* **Records excerpted from a collection**
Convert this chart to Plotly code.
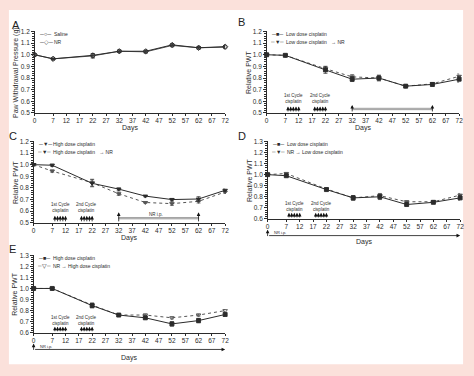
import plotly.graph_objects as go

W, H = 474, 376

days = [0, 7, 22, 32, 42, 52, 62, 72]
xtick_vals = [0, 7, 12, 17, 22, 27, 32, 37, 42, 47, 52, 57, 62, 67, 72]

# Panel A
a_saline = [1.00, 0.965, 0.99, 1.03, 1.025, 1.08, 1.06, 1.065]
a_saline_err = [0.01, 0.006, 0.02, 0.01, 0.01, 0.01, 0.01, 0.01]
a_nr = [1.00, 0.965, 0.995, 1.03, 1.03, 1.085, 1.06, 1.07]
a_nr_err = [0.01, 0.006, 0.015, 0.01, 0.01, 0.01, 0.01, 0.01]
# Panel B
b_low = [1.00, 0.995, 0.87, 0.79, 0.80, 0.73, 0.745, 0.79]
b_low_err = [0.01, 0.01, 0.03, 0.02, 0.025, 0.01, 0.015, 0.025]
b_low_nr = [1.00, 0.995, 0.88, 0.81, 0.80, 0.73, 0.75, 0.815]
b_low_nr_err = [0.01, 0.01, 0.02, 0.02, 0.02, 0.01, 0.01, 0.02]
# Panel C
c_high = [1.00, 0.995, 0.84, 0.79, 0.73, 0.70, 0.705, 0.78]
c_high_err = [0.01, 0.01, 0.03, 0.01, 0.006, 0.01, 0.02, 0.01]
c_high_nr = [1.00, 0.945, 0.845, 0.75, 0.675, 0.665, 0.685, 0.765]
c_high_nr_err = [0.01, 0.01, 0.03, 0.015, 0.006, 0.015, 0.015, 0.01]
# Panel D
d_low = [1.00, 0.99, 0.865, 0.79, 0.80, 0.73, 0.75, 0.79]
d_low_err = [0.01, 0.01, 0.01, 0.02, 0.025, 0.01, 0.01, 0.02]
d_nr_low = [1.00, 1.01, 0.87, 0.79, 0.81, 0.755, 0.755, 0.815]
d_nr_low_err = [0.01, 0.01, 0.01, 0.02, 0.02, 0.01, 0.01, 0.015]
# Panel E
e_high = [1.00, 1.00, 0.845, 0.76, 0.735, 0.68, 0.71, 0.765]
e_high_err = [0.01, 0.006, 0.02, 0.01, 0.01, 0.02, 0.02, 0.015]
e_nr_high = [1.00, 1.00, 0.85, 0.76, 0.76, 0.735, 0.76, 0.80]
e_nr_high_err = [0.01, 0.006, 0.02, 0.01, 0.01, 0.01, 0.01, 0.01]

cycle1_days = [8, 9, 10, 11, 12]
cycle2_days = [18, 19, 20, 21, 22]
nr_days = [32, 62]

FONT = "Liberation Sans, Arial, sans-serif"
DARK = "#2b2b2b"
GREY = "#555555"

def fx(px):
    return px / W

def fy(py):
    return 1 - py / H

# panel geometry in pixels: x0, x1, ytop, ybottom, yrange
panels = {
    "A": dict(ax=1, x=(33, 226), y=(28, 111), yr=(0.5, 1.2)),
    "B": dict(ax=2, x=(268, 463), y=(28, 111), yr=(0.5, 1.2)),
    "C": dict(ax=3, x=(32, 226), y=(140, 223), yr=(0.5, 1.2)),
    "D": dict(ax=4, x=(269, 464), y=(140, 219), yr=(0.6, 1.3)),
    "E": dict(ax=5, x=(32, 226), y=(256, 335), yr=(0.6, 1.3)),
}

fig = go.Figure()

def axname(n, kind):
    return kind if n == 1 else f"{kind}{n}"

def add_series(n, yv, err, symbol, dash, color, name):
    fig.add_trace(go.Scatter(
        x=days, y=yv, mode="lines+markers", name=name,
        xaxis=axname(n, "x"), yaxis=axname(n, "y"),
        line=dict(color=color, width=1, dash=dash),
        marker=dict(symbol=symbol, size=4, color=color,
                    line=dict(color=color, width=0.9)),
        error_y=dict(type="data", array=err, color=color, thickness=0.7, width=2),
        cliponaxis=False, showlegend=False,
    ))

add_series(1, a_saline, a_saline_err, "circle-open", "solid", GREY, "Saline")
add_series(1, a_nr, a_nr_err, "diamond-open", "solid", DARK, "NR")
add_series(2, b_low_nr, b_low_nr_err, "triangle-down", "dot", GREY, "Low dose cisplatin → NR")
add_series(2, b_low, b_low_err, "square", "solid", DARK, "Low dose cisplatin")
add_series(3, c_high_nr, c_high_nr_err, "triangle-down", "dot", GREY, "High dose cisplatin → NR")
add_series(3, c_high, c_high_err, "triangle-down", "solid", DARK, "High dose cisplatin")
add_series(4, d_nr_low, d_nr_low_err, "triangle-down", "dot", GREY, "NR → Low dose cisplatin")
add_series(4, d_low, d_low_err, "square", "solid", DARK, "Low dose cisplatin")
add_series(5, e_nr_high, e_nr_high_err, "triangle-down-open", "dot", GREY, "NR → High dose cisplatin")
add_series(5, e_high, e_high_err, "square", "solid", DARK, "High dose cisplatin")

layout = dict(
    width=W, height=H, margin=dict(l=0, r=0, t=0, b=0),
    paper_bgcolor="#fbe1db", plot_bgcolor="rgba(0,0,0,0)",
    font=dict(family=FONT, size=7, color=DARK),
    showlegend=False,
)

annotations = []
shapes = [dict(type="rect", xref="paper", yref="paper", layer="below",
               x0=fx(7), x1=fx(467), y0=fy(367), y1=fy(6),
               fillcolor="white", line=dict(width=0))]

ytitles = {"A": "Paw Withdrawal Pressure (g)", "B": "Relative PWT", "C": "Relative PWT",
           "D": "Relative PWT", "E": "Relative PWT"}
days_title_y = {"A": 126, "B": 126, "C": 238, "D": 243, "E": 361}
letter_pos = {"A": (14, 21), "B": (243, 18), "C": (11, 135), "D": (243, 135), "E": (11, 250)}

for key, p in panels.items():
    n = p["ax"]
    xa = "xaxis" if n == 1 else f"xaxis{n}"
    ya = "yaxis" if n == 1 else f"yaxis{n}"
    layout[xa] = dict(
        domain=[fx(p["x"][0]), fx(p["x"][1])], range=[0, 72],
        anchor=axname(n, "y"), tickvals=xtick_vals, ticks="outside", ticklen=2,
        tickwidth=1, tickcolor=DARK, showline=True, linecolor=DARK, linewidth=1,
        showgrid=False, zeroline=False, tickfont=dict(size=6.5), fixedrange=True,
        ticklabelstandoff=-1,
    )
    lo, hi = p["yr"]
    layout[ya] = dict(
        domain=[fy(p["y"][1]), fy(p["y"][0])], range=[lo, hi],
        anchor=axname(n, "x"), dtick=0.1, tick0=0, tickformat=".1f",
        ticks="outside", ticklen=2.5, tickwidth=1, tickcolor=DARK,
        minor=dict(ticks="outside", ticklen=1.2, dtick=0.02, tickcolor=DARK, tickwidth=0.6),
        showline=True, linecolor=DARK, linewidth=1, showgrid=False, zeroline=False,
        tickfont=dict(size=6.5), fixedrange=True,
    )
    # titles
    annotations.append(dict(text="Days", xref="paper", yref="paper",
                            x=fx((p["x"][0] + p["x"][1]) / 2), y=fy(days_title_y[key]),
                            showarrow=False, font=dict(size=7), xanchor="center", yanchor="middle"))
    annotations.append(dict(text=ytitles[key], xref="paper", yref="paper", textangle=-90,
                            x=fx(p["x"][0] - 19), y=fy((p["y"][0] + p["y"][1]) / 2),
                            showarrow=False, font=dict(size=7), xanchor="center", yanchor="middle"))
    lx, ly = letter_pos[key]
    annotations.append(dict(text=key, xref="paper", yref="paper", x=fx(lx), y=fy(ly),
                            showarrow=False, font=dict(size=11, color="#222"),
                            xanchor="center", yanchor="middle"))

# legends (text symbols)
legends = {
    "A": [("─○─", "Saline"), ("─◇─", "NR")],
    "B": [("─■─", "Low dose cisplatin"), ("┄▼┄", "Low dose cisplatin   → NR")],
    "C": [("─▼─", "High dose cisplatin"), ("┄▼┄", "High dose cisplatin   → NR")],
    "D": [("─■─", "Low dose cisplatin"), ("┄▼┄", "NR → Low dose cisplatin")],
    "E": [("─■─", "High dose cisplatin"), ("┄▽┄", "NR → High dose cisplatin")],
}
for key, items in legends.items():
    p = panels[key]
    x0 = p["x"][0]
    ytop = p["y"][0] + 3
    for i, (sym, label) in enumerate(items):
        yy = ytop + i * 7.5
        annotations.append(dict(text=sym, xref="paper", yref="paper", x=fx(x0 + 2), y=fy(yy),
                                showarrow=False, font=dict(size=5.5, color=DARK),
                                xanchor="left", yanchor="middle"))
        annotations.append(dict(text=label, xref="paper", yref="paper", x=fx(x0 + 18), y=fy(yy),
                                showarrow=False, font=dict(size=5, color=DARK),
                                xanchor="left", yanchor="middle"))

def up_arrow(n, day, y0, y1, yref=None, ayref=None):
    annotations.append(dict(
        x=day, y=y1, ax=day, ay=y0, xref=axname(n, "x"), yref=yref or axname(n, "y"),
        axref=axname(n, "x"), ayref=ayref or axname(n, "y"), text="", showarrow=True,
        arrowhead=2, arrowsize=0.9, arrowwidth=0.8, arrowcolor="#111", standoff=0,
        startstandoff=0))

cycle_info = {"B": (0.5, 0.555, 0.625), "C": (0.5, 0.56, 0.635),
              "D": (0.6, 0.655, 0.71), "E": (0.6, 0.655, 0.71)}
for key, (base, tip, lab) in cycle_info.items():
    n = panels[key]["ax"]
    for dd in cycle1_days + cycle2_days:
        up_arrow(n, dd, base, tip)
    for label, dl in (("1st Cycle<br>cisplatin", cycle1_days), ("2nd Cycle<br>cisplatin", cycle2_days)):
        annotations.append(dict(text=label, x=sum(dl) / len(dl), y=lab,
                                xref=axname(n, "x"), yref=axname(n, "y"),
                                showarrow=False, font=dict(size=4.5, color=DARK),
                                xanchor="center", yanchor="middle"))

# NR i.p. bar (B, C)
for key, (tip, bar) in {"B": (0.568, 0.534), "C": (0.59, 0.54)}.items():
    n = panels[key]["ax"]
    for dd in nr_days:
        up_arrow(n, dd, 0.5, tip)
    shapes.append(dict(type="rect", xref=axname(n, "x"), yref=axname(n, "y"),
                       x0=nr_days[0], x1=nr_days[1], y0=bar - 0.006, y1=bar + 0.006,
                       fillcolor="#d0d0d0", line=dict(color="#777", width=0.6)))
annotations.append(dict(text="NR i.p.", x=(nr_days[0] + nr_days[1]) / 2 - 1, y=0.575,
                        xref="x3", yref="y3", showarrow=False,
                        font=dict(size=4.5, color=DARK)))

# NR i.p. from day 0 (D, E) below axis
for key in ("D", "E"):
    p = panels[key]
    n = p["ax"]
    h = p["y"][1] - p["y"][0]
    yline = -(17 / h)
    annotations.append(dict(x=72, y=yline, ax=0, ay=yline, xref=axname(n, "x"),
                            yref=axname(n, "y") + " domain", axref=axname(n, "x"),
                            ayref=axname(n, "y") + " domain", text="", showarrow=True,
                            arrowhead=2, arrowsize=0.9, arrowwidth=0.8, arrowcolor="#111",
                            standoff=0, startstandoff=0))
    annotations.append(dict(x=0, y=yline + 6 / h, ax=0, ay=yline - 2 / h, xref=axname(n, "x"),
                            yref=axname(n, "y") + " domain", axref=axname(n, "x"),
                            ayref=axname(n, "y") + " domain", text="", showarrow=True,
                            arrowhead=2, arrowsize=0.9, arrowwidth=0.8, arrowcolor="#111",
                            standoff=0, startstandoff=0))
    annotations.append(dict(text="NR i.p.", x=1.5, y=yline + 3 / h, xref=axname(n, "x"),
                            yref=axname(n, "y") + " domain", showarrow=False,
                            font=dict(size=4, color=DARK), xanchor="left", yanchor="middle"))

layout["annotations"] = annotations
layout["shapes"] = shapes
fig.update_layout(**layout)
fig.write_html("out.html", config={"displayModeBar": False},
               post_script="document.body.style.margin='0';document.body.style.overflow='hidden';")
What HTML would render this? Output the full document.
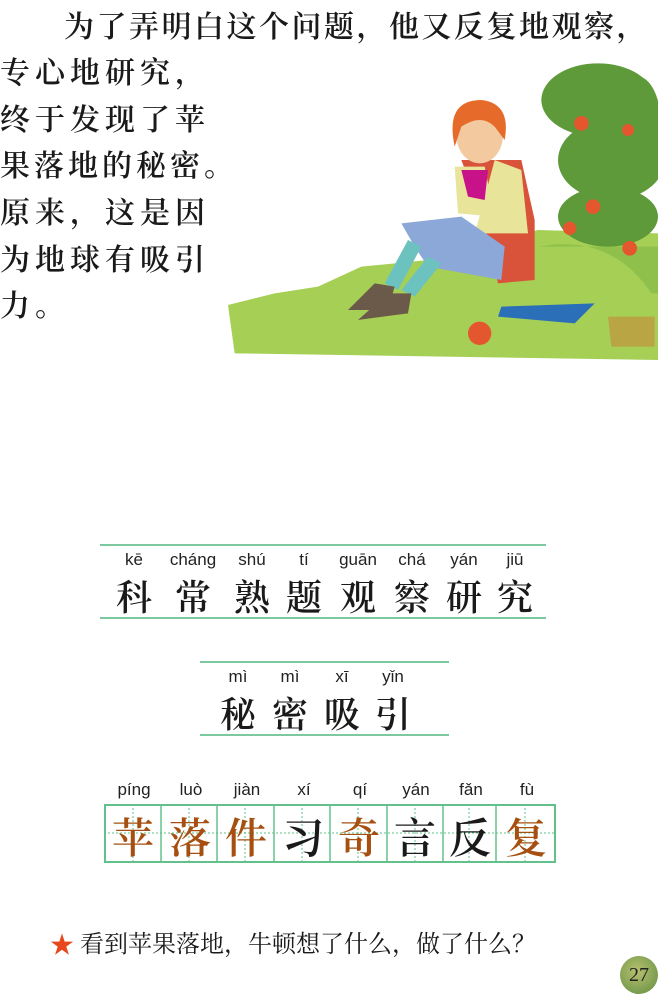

* **Work instructions**
Begin with the first line of the entries above and write out each line exactly, ending with the line containing "62, 67, 72]". Leave out pictures.

* **Solved exercise**
Convert this chart to Plotly code.
import plotly.graph_objects as go

W, H = 474, 376

days = [0, 7, 22, 32, 42, 52, 62, 72]
xtick_vals = [0, 7, 12, 17, 22, 27, 32, 37, 42, 47, 52, 57, 62, 67, 72]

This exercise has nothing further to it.